● **Task instructions**
Select the lines that contain "this" and copy each of them.

● **Task input**
===============
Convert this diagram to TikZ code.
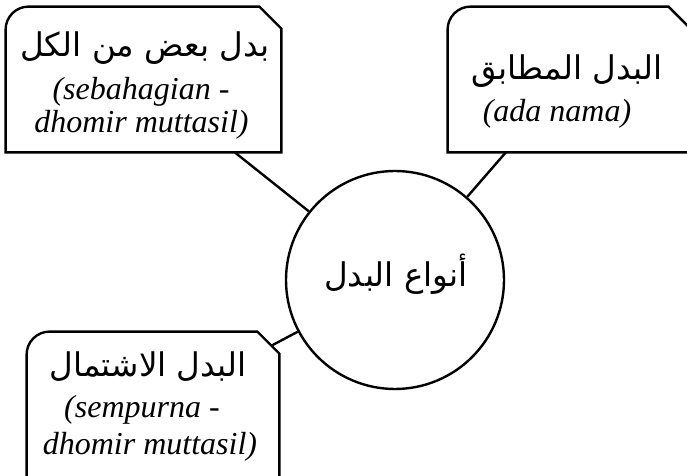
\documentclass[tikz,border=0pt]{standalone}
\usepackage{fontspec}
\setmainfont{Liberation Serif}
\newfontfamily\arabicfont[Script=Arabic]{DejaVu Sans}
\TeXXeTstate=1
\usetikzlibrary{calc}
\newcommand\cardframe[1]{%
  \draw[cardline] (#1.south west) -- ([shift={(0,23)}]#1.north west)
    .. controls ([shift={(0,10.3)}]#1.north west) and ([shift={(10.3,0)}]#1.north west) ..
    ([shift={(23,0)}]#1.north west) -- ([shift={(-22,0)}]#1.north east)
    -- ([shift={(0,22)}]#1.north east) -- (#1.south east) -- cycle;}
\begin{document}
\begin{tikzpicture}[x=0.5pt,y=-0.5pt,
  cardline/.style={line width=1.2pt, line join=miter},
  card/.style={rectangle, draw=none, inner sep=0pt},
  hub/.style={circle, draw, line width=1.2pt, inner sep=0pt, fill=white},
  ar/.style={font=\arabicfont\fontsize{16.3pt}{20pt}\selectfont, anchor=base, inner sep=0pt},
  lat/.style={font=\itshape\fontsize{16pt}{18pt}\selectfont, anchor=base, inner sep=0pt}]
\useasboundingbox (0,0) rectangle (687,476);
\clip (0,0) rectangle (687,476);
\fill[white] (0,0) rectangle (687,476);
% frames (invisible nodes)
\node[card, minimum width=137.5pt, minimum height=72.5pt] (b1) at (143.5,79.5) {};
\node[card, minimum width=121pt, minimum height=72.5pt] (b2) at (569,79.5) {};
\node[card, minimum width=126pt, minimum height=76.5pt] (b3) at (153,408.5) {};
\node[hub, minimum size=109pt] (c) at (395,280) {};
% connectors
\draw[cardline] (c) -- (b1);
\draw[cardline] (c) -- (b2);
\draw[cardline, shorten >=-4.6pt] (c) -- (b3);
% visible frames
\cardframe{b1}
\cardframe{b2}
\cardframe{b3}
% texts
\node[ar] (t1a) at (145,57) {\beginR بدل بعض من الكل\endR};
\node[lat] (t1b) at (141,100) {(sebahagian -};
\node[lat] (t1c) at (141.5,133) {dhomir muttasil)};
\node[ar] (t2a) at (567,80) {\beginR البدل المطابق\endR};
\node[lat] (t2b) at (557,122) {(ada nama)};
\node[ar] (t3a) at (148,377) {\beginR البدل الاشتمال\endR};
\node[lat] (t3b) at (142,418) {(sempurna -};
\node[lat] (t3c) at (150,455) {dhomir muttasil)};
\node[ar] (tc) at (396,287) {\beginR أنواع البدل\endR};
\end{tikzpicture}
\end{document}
===============
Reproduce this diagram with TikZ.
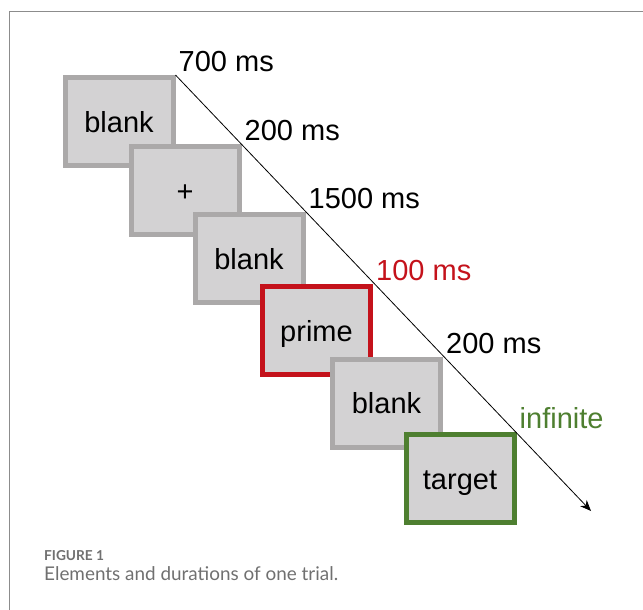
===============
● **Result of the task**
Convert this diagram to TikZ code.
Reproduce this diagram with TikZ.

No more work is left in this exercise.